> **Information shown**
⟨
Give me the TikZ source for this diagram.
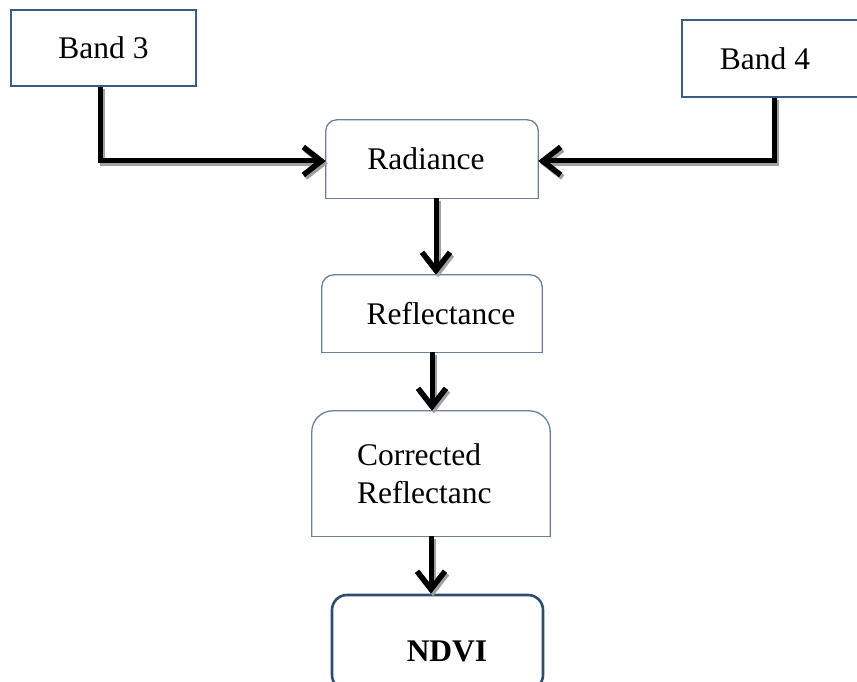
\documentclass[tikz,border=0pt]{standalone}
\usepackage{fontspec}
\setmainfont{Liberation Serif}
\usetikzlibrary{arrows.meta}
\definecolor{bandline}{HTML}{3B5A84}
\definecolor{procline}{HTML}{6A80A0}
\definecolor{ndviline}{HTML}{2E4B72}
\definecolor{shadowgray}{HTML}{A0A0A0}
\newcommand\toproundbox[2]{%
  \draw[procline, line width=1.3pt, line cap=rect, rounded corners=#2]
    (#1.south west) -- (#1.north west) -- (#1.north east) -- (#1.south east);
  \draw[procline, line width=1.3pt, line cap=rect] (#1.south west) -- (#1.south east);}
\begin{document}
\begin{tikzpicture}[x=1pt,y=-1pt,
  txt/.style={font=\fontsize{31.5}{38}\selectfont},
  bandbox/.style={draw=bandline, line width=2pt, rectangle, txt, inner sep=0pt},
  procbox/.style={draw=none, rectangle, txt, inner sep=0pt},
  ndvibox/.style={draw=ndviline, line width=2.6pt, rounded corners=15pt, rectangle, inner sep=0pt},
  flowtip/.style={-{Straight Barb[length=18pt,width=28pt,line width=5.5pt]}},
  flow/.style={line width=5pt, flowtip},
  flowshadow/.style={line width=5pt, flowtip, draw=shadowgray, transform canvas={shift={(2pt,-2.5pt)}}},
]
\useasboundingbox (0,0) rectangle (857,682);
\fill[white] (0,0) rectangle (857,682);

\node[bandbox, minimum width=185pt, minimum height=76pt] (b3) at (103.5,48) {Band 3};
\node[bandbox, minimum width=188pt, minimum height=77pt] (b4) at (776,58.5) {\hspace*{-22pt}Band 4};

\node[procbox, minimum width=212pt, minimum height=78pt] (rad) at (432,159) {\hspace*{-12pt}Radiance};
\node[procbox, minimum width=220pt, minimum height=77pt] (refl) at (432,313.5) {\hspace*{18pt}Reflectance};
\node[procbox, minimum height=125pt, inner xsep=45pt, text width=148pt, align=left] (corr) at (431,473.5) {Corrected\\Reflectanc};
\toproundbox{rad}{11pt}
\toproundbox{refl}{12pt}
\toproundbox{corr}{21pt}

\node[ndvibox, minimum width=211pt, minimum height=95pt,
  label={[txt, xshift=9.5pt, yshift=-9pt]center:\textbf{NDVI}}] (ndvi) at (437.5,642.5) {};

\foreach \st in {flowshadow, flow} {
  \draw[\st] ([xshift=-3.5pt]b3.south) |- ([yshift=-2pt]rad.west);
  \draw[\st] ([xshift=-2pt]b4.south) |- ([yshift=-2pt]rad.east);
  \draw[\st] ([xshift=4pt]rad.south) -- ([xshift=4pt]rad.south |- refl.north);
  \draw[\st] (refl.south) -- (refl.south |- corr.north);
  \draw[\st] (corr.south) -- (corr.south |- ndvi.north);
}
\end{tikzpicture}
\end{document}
⟩
> **Exercise goal**
Only the lines from the start of the material through the line containing "minimum width=188pt, minimum" should be transcribed. Pictures stay out.

> **Result for this task**
Give me the TikZ source for this diagram.
\documentclass[tikz,border=0pt]{standalone}
\usepackage{fontspec}
\setmainfont{Liberation Serif}
\usetikzlibrary{arrows.meta}
\definecolor{bandline}{HTML}{3B5A84}
\definecolor{procline}{HTML}{6A80A0}
\definecolor{ndviline}{HTML}{2E4B72}
\definecolor{shadowgray}{HTML}{A0A0A0}
\newcommand\toproundbox[2]{%
  \draw[procline, line width=1.3pt, line cap=rect, rounded corners=#2]
    (#1.south west) -- (#1.north west) -- (#1.north east) -- (#1.south east);
  \draw[procline, line width=1.3pt, line cap=rect] (#1.south west) -- (#1.south east);}
\begin{document}
\begin{tikzpicture}[x=1pt,y=-1pt,
  txt/.style={font=\fontsize{31.5}{38}\selectfont},
  bandbox/.style={draw=bandline, line width=2pt, rectangle, txt, inner sep=0pt},
  procbox/.style={draw=none, rectangle, txt, inner sep=0pt},
  ndvibox/.style={draw=ndviline, line width=2.6pt, rounded corners=15pt, rectangle, inner sep=0pt},
  flowtip/.style={-{Straight Barb[length=18pt,width=28pt,line width=5.5pt]}},
  flow/.style={line width=5pt, flowtip},
  flowshadow/.style={line width=5pt, flowtip, draw=shadowgray, transform canvas={shift={(2pt,-2.5pt)}}},
]
\useasboundingbox (0,0) rectangle (857,682);
\fill[white] (0,0) rectangle (857,682);

\node[bandbox, minimum width=185pt, minimum height=76pt] (b3) at (103.5,48) {Band 3};
\node[bandbox, minimum width=188pt, minimum height=77pt] (b4) at (776,58.5) {\hspace*{-22pt}Band 4};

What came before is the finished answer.